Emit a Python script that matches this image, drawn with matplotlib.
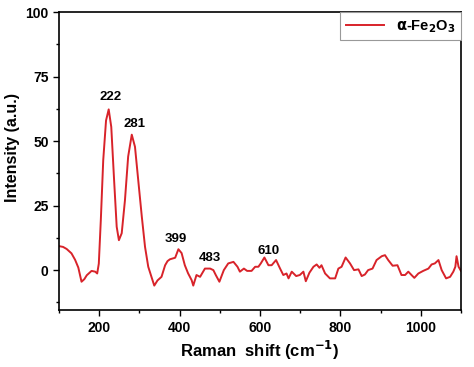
import matplotlib.pyplot as plt
from matplotlib.ticker import MultipleLocator

plt.rcParams['font.family'] = ['Liberation Sans', 'DejaVu Sans']
plt.rcParams['font.weight'] = 'bold'
plt.rcParams['mathtext.default'] = 'bf'

# Raman spectrum
shift = [100, 110, 119, 131, 140, 148, 156, 163, 169, 181, 190, 195, 199, 204, 210, 217,
         223.6, 230, 237, 243.5, 249, 256, 264, 272, 281, 289, 297, 306, 314, 322, 331,
         337, 345, 355, 364, 370, 376, 389, 397, 405, 413, 421, 430, 434, 442, 451,
         463, 476, 484, 490, 499, 510, 521, 534, 544, 550, 560, 568, 579, 588, 596,
         602, 611, 621, 629, 640, 650, 658, 666, 671, 679, 690, 699, 708, 714, 723,
         733, 741, 748, 753, 762, 774, 787, 795, 803, 813, 824, 834, 845, 853, 861,
         869, 880, 890, 903, 911, 919, 930, 942, 952, 961, 969, 977, 984, 994, 1006,
         1019, 1027, 1035, 1044, 1052, 1063, 1073, 1081, 1086, 1089, 1094, 1100]
intensity = [9.3, 9.0, 8.2, 6.5, 4.0, 1.0, -4.5, -3.5, -2.0, -0.3, -0.6, -1.3, 2.5, 19.4, 42.6, 58,
             62.3, 55.5, 35, 16.8, 11.6, 14.3, 27, 44, 52.5, 47.8, 35, 20.7, 9, 1.3, -3.1,
             -6.0, -4.0, -2.6, 1.9, 3.5, 4.2, 4.8, 8.1, 6.6, 1.9, -1.2, -3.9, -6.0, -1.9, -2.6,
             0.6, 0.6, 0, -1.9, -4.5, 0, 2.6, 3.2, 1.3, -0.6, 0.6, -0.3, -0.3, 1.3, 1.3,
             2.6, 4.9, 1.9, 1.9, 3.9, 0.6, -1.9, -1.3, -3.2, -0.6, -2.3, -1.9, -0.6, -4.3, -1,
             1.3, 2.2, 0.9, 1.9, -1.3, -3.2, -3.2, 0.6, 1.3, 4.9, 2.6, 0, 0.3, -2.3, -1.7,
             0, 0.6, 3.9, 5.4, 5.8, 3.9, 1.7, 1.9, -1.9, -1.9, -0.6, -1.9, -3, -1.3, -0.3,
             0.6, 2.2, 2.6, 3.9, 0, -3.2, -2.6, -0.6, 1.3, 5.4, 1.3, -0.3]

peak_labels = ['222', '281', '399', '483', '610']
peak_x = [228.5, 289, 391, 476, 621.5]
peak_y = [67, 56.5, 12, 4.8, 7.5]

fig = plt.figure(figsize=(4.74, 3.67), dpi=100)
ax = fig.add_axes([0.1245, 0.155, 0.848, 0.812])

ax.plot(shift, intensity, color='#d8232a', lw=1.4, label=r'$\alpha$-Fe$_2$O$_3$')

for lab, px, py in zip(peak_labels, peak_x, peak_y):
    ax.text(px, py, lab, ha='center', va='center', fontsize=9.5, fontweight='bold')

ax.set_xlim(100, 1100)
ax.set_ylim(-15.5, 100)
ax.xaxis.set_major_locator(MultipleLocator(200))
ax.xaxis.set_minor_locator(MultipleLocator(100))
ax.yaxis.set_major_locator(MultipleLocator(25))
ax.yaxis.set_minor_locator(MultipleLocator(12.5))
ax.tick_params(which='major', length=4, width=1, labelsize=10, direction='out')
ax.tick_params(which='minor', length=2.5, width=1, direction='out')
for lab in ax.get_xticklabels() + ax.get_yticklabels():
    lab.set_fontweight('bold')
for s in ax.spines.values():
    s.set_linewidth(1.2)

ax.set_xlabel('Raman  shift (cm$^{-1}$)', fontsize=12, fontweight='bold', labelpad=3)
ax.set_ylabel('Intensity (a.u.)', fontsize=11.5, fontweight='bold')
ax.yaxis.set_label_coords(-0.098, 0.545)

leg = ax.legend(loc='upper right', bbox_to_anchor=(1.0, 1.0), fontsize=10.5,
                handlelength=2.6, fancybox=False, framealpha=1, borderaxespad=0.0,
                borderpad=0.4)
leg.get_frame().set_edgecolor('#999999')
leg.get_frame().set_linewidth(0.8)

fig.savefig('out.png', dpi=100)
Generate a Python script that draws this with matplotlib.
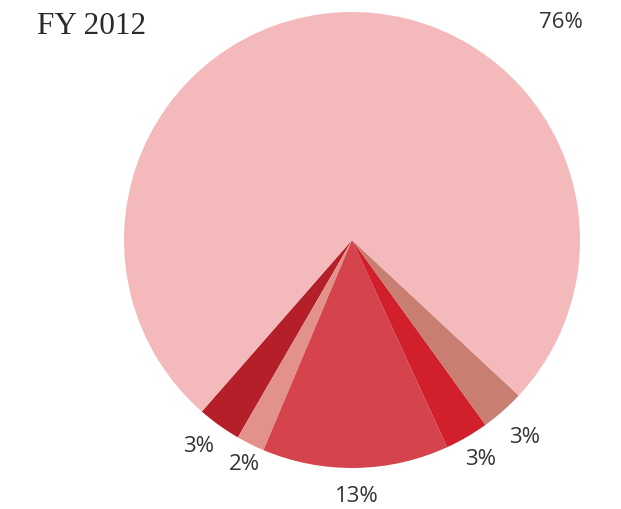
import numpy as np
import matplotlib.pyplot as plt

W, H = 621, 510

# slices, counter-clockwise starting at the lower-left
labels = ["3%", "2%", "13%", "3%", "3%", "76%"]
values = [3.1, 2.0, 13.2, 3.1, 3.1, 75.5]
colors = ["#b41f29", "#e3928b", "#d5444d", "#d11f2c", "#c97e72", "#f4b9bb"]

# label positions in pixels (x, y from top)
label_pos = [(199, 447), (244, 465), (357, 497), (481, 460), (525, 438), (561, 23)]

fig = plt.figure(figsize=(W / 100, H / 100), dpi=100)
ax = fig.add_axes([0, 0, 1, 1])

ax.pie(values, colors=colors, startangle=-131.2, counterclock=True,
       center=(352, H - 241), radius=228,
       wedgeprops=dict(linewidth=0))
ax.set_xlim(0, W)
ax.set_ylim(0, H)
ax.set_aspect("equal")
ax.axis("off")

for lab, (x, y) in zip(labels, label_pos):
    ax.text(x, H - y, lab, ha="center", va="center", fontsize=16,
            family="Open Sans", color="#333333")

ax.text(37, H - 27, "FY 2012", ha="left", va="center", fontsize=22.5,
        family="Liberation Serif", color="#2a2a2a")

fig.savefig("out.png", dpi=100)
------------
The problem. Pictures excluded, repeat the records exactly from their opening line through the line containing "from matplotlib.ticker import MultipleLocator".

Completed task.
Emit a Python script that matches this image, drawn with matplotlib.
import matplotlib.pyplot as plt
from matplotlib.ticker import MultipleLocator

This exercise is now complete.